If both the user and group are specified (USER:GROUP), the user and group ownership is changed to those specified. If the USER is not specified and only :GROUP is specified with a colon, only the group ownership of the files is changed.

To change the ownership of multiple files or directories, specify them as a space-separated list.

Only the root user can change the owner of a file, and the group of a file can only be changed by a root user or owner. If you own the file but are not a root user, you can change the group only to a group of which you are a member.

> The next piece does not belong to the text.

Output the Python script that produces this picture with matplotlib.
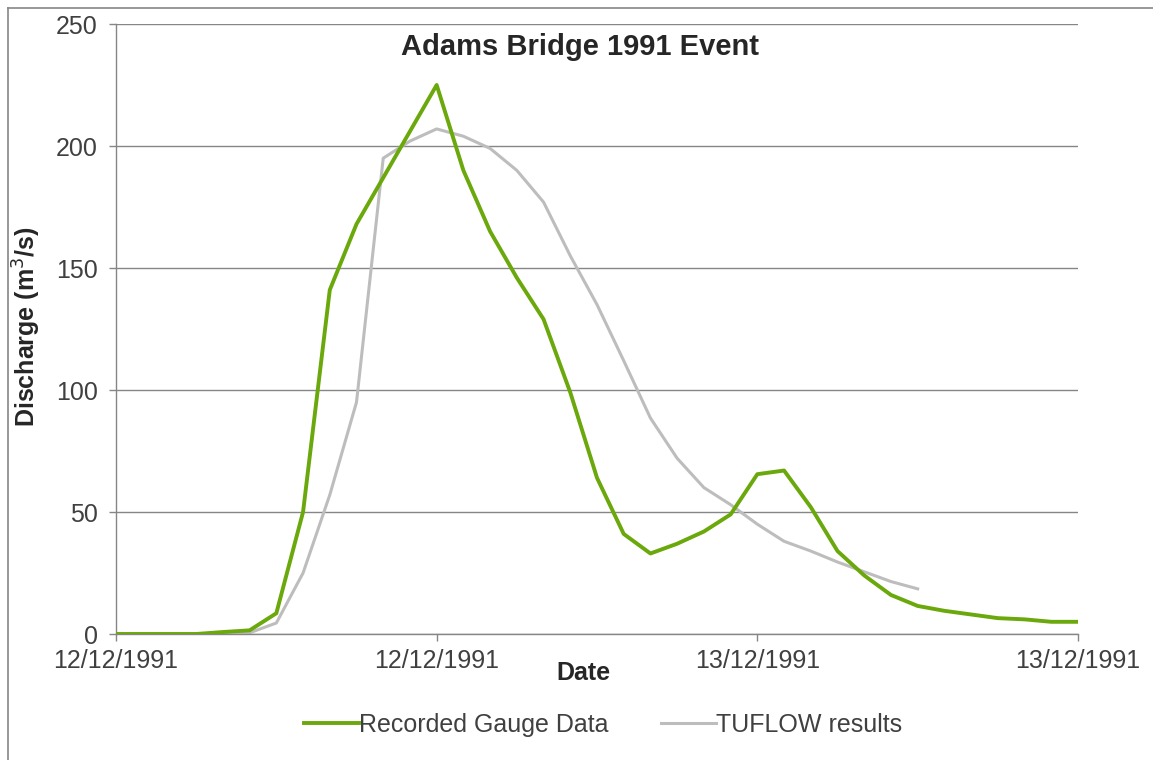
import matplotlib
matplotlib.use("Agg")
import matplotlib.pyplot as plt
from matplotlib.lines import Line2D

plt.rcParams['font.family'] = ['Liberation Sans', 'DejaVu Sans']

# hours since start of 12/12/1991
hours_gauge = list(range(0, 37))
gauge = [0, 0, 0, 0, 0.8, 1.5, 8.5, 50, 141, 168, 187, 206, 225, 190, 165, 146, 129,
         99, 64, 41, 33, 37, 42, 49, 65.5, 67, 52, 34, 24, 16, 11.5, 9.5, 8, 6.5, 6, 5, 5]

hours_tuflow = list(range(0, 31))
tuflow = [0, 0, 0, 0, 0, 0.5, 4.5, 25, 57, 95, 195, 202, 207, 204, 199, 190, 177,
          155, 135, 112, 88.5, 72, 60, 53, 45, 38, 34, 29.5, 25.5, 21.5, 18.5]

tick_hours = [0, 12, 24, 36]
tick_labels = ['12/12/1991', '12/12/1991', '13/12/1991', '13/12/1991']
y_ticks = [0, 50, 100, 150, 200, 250]

green = '#6aa80c'
grey = '#bdbdbd'
axis_col = '#868686'
txt = '#404040'

W, H = 1153, 760
fig = plt.figure(figsize=(W / 100, H / 100), dpi=100)
ax = fig.add_axes([116 / W, 1 - 634 / H, (1078 - 116) / W, (634 - 24) / H])

ax.plot(hours_gauge, gauge, color=green, lw=2.8, label='Recorded Gauge Data', zorder=3)
ax.plot(hours_tuflow, tuflow, color=grey, lw=2.2, label='TUFLOW results', zorder=2)

ax.set_xlim(0, 36)
ax.set_ylim(0, 250)
ax.set_xticks(tick_hours)
ax.set_xticklabels(tick_labels)
ax.set_yticks(y_ticks)
ax.yaxis.grid(True, color=axis_col, lw=1.0)
ax.set_axisbelow(True)
for s in ['top', 'right']:
    ax.spines[s].set_visible(False)
for s in ['left', 'bottom']:
    ax.spines[s].set_color(axis_col)
    ax.spines[s].set_linewidth(1.0)
ax.tick_params(axis='both', colors=axis_col, labelcolor=txt, labelsize=18,
               length=5, width=1.0, direction='out')
ax.tick_params(axis='x', pad=6)
ax.tick_params(axis='y', pad=8)

fig.text(580 / W, 1 - 55 / H, 'Adams Bridge 1991 Event', ha='center', va='baseline',
         fontsize=21, fontweight='bold', color='#262626')
fig.text(583 / W, 1 - 673 / H, 'Date', ha='center', va='center',
         fontsize=18, fontweight='bold', color='#262626')
fig.text(27 / W, 1 - 327 / H, 'Discharge (m$^3$/s)', ha='center', va='center',
         rotation=90, fontsize=18, fontweight='bold', color='#262626')

handles, labels = ax.get_legend_handles_labels()
leg = fig.legend(handles, labels, loc='center', bbox_to_anchor=(603 / W, 1 - 725 / H),
                 ncol=2, frameon=False, fontsize=18, handlelength=2.2,
                 handletextpad=0.0, columnspacing=2.1)
for t in leg.get_texts():
    t.set_color(txt)

# outer chart frame (left and top edges visible)
fig.add_artist(Line2D([7.5 / W, 7.5 / W], [0, 1 - 8 / H], color=axis_col, lw=1.2))
fig.add_artist(Line2D([7.5 / W, 1], [1 - 8 / H, 1 - 8 / H], color=axis_col, lw=1.2))

fig.savefig('out.png', dpi=100)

If using a numeric ID to identify the owner or group, it should be prefixed with the + symbol. To find out who owns a file or what group it belongs to, use the command ls -l {file name}.

Possible Flags

$ chown [-f][-h][-R] USER[:GROUP]{directory path} $ chown -R [-f][-H|-L|-P] USER[:GROUP]{directory path}

-f

The -f flag suppresses all error messages except usage messages.

-h

The -h flag changes the ownership of an encountered symbolic link and not that of the file or directory pointed to by the symbolic link. If the -h flag is not specified and a symbolic link is encountered, the chown command will change the ownership or the file or directory pointed to by the link, instead of the link itself.

-H

If the -H option is specified and a symbolic link referencing a file of type directory is specified on the command line, the chown command shall change the user ID (and group ID, if specified) of the directory referenced by the symbolic link and all files in the file hierarchy below it.

-L

If the -L option is specified and a symbolic link referencing a file of type directory is specified on the command line or encountered during the traversal of a file hierarchy, the chown command shall change the user ID (and group ID, if specified) of the directory referenced by the symbolic link and all files in the file hierarchy below it.

-P

If the -P option is specified and a symbolic link is specified on the command line or encountered during the traversal of a file hierarchy, the chown command shall change the owner ID (and group ID, if specified) of the symbolic link if the system supports this operation. The chown command shall not follow the symbolic link to any other part of the file hierarchy.

-R

If the -R flag is specified, the chown command descends the directories recursively, changing the ownership for each file. When a symbolic link is encountered and the link points to a directory, the ownership of that directory is changed the but directory is not further transversed. When the -h flag is also specified and a symbolic link is encountered, the ownership of that link is changed but not the file or directory it points to. If the -h, -H, -L or -P flags are not also specified, when a symbolic link is encountered and the link points to a directory, the group ownership of that directory is changed but the directory is not traversed further.

Note: The -H, -L, and -P flags are mutually exclusive, although it will not be considered an error if multiple are specified; the command will just be determined by the last flag specified.

Output

The chown command doesn’t produce any output upon success.